● **PROBLEM TO SOLVE**:
Write out the data below in full, unchanged, minus the images.

● **DATASET SECTION**:
====================
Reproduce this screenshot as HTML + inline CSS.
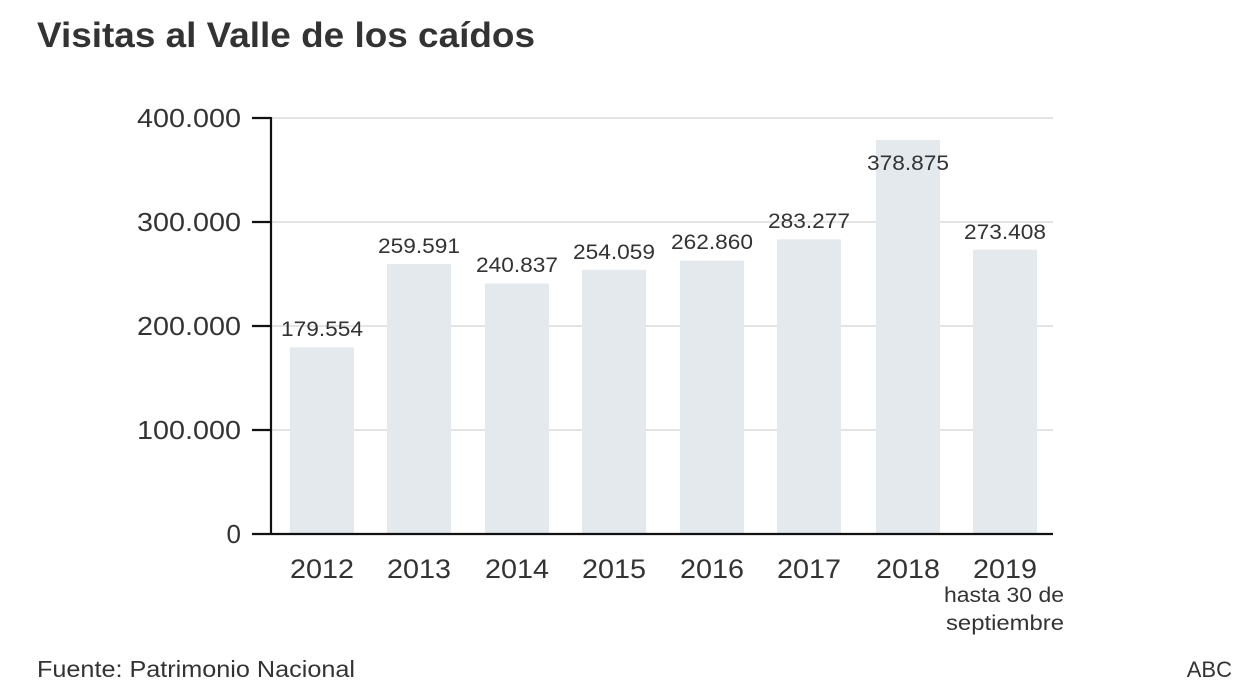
<!DOCTYPE html>
<html><head><meta charset="utf-8"><style>
html,body{margin:0;padding:0;background:#fff;}
svg{display:block;font-family:"Liberation Sans",sans-serif;}
</style></head><body>
<svg width="1248" height="698" viewBox="0 0 1248 698" xmlns="http://www.w3.org/2000/svg">
<rect width="1248" height="698" fill="#fff"/>
<text x="37" y="47" font-size="35" font-weight="bold" fill="#333" textLength="498" lengthAdjust="spacingAndGlyphs">Visitas al Valle de los caídos</text>
<g stroke="#e4e4e4" stroke-width="2">
<line x1="271" y1="118" x2="1053" y2="118"/>
<line x1="271" y1="222" x2="1053" y2="222"/>
<line x1="271" y1="326" x2="1053" y2="326"/>
<line x1="271" y1="430" x2="1053" y2="430"/>
</g>
<g fill="#e3e9ec">
<rect x="290" y="347.3" width="64" height="186.7"/>
<rect x="387" y="264.0" width="64" height="270.0"/>
<rect x="485" y="283.5" width="64" height="250.5"/>
<rect x="582" y="269.8" width="64" height="264.2"/>
<rect x="680" y="260.6" width="64" height="273.4"/>
<rect x="777" y="239.4" width="64" height="294.6"/>
<rect x="876" y="140.0" width="64" height="394.0"/>
<rect x="973" y="249.7" width="64" height="284.3"/>
</g>
<g stroke="#111" stroke-width="2.2">
<line x1="271" y1="117" x2="271" y2="535"/>
<line x1="271" y1="534" x2="1053" y2="534"/>
<line x1="252" y1="118" x2="271" y2="118"/>
<line x1="252" y1="222" x2="271" y2="222"/>
<line x1="252" y1="326" x2="271" y2="326"/>
<line x1="252" y1="430" x2="271" y2="430"/>
<line x1="252" y1="534" x2="271" y2="534"/>
</g>
<g font-size="26" fill="#333" text-anchor="end">
<text x="241" y="127" textLength="104" lengthAdjust="spacingAndGlyphs">400.000</text>
<text x="241" y="231" textLength="104" lengthAdjust="spacingAndGlyphs">300.000</text>
<text x="241" y="335" textLength="104" lengthAdjust="spacingAndGlyphs">200.000</text>
<text x="241" y="439" textLength="104" lengthAdjust="spacingAndGlyphs">100.000</text>
<text x="241" y="543">0</text>
</g>
<g font-size="21" fill="#333" text-anchor="middle">
<text x="322" y="336" textLength="82" lengthAdjust="spacingAndGlyphs">179.554</text>
<text x="419" y="253" textLength="82" lengthAdjust="spacingAndGlyphs">259.591</text>
<text x="517" y="272" textLength="82" lengthAdjust="spacingAndGlyphs">240.837</text>
<text x="614" y="259" textLength="82" lengthAdjust="spacingAndGlyphs">254.059</text>
<text x="712" y="249" textLength="82" lengthAdjust="spacingAndGlyphs">262.860</text>
<text x="809" y="228" textLength="82" lengthAdjust="spacingAndGlyphs">283.277</text>
<text x="908" y="170" textLength="82" lengthAdjust="spacingAndGlyphs">378.875</text>
<text x="1005" y="239" textLength="82" lengthAdjust="spacingAndGlyphs">273.408</text>
</g>
<g font-size="27" fill="#333" text-anchor="middle">
<text x="322" y="578" textLength="64" lengthAdjust="spacingAndGlyphs">2012</text>
<text x="419" y="578" textLength="64" lengthAdjust="spacingAndGlyphs">2013</text>
<text x="517" y="578" textLength="64" lengthAdjust="spacingAndGlyphs">2014</text>
<text x="614" y="578" textLength="64" lengthAdjust="spacingAndGlyphs">2015</text>
<text x="712" y="578" textLength="64" lengthAdjust="spacingAndGlyphs">2016</text>
<text x="809" y="578" textLength="64" lengthAdjust="spacingAndGlyphs">2017</text>
<text x="908" y="578" textLength="64" lengthAdjust="spacingAndGlyphs">2018</text>
<text x="1005" y="578" textLength="64" lengthAdjust="spacingAndGlyphs">2019</text>
</g>
<g font-size="21" fill="#333" text-anchor="middle">
<text x="1004" y="602" textLength="120" lengthAdjust="spacingAndGlyphs">hasta 30 de</text>
<text x="1005" y="630" textLength="118" lengthAdjust="spacingAndGlyphs">septiembre</text>
</g>
<text x="37" y="677" font-size="23" fill="#333" textLength="318" lengthAdjust="spacingAndGlyphs">Fuente: Patrimonio Nacional</text>
<text x="1232" y="677" font-size="22" fill="#333" text-anchor="end">ABC</text>
</svg>
</body></html>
====================
● **FINISHED TASK**:
Reproduce this screenshot as HTML + inline CSS.
<!DOCTYPE html>
<html><head><meta charset="utf-8"><style>
html,body{margin:0;padding:0;background:#fff;}
svg{display:block;font-family:"Liberation Sans",sans-serif;}
</style></head><body>
<svg width="1248" height="698" viewBox="0 0 1248 698" xmlns="http://www.w3.org/2000/svg">
<rect width="1248" height="698" fill="#fff"/>
<text x="37" y="47" font-size="35" font-weight="bold" fill="#333" textLength="498" lengthAdjust="spacingAndGlyphs">Visitas al Valle de los caídos</text>
<g stroke="#e4e4e4" stroke-width="2">
<line x1="271" y1="118" x2="1053" y2="118"/>
<line x1="271" y1="222" x2="1053" y2="222"/>
<line x1="271" y1="326" x2="1053" y2="326"/>
<line x1="271" y1="430" x2="1053" y2="430"/>
</g>
<g fill="#e3e9ec">
<rect x="290" y="347.3" width="64" height="186.7"/>
<rect x="387" y="264.0" width="64" height="270.0"/>
<rect x="485" y="283.5" width="64" height="250.5"/>
<rect x="582" y="269.8" width="64" height="264.2"/>
<rect x="680" y="260.6" width="64" height="273.4"/>
<rect x="777" y="239.4" width="64" height="294.6"/>
<rect x="876" y="140.0" width="64" height="394.0"/>
<rect x="973" y="249.7" width="64" height="284.3"/>
</g>
<g stroke="#111" stroke-width="2.2">
<line x1="271" y1="117" x2="271" y2="535"/>
<line x1="271" y1="534" x2="1053" y2="534"/>
<line x1="252" y1="118" x2="271" y2="118"/>
<line x1="252" y1="222" x2="271" y2="222"/>
<line x1="252" y1="326" x2="271" y2="326"/>
<line x1="252" y1="430" x2="271" y2="430"/>
<line x1="252" y1="534" x2="271" y2="534"/>
</g>
<g font-size="26" fill="#333" text-anchor="end">
<text x="241" y="127" textLength="104" lengthAdjust="spacingAndGlyphs">400.000</text>
<text x="241" y="231" textLength="104" lengthAdjust="spacingAndGlyphs">300.000</text>
<text x="241" y="335" textLength="104" lengthAdjust="spacingAndGlyphs">200.000</text>
<text x="241" y="439" textLength="104" lengthAdjust="spacingAndGlyphs">100.000</text>
<text x="241" y="543">0</text>
</g>
<g font-size="21" fill="#333" text-anchor="middle">
<text x="322" y="336" textLength="82" lengthAdjust="spacingAndGlyphs">179.554</text>
<text x="419" y="253" textLength="82" lengthAdjust="spacingAndGlyphs">259.591</text>
<text x="517" y="272" textLength="82" lengthAdjust="spacingAndGlyphs">240.837</text>
<text x="614" y="259" textLength="82" lengthAdjust="spacingAndGlyphs">254.059</text>
<text x="712" y="249" textLength="82" lengthAdjust="spacingAndGlyphs">262.860</text>
<text x="809" y="228" textLength="82" lengthAdjust="spacingAndGlyphs">283.277</text>
<text x="908" y="170" textLength="82" lengthAdjust="spacingAndGlyphs">378.875</text>
<text x="1005" y="239" textLength="82" lengthAdjust="spacingAndGlyphs">273.408</text>
</g>
<g font-size="27" fill="#333" text-anchor="middle">
<text x="322" y="578" textLength="64" lengthAdjust="spacingAndGlyphs">2012</text>
<text x="419" y="578" textLength="64" lengthAdjust="spacingAndGlyphs">2013</text>
<text x="517" y="578" textLength="64" lengthAdjust="spacingAndGlyphs">2014</text>
<text x="614" y="578" textLength="64" lengthAdjust="spacingAndGlyphs">2015</text>
<text x="712" y="578" textLength="64" lengthAdjust="spacingAndGlyphs">2016</text>
<text x="809" y="578" textLength="64" lengthAdjust="spacingAndGlyphs">2017</text>
<text x="908" y="578" textLength="64" lengthAdjust="spacingAndGlyphs">2018</text>
<text x="1005" y="578" textLength="64" lengthAdjust="spacingAndGlyphs">2019</text>
</g>
<g font-size="21" fill="#333" text-anchor="middle">
<text x="1004" y="602" textLength="120" lengthAdjust="spacingAndGlyphs">hasta 30 de</text>
<text x="1005" y="630" textLength="118" lengthAdjust="spacingAndGlyphs">septiembre</text>
</g>
<text x="37" y="677" font-size="23" fill="#333" textLength="318" lengthAdjust="spacingAndGlyphs">Fuente: Patrimonio Nacional</text>
<text x="1232" y="677" font-size="22" fill="#333" text-anchor="end">ABC</text>
</svg>
</body></html>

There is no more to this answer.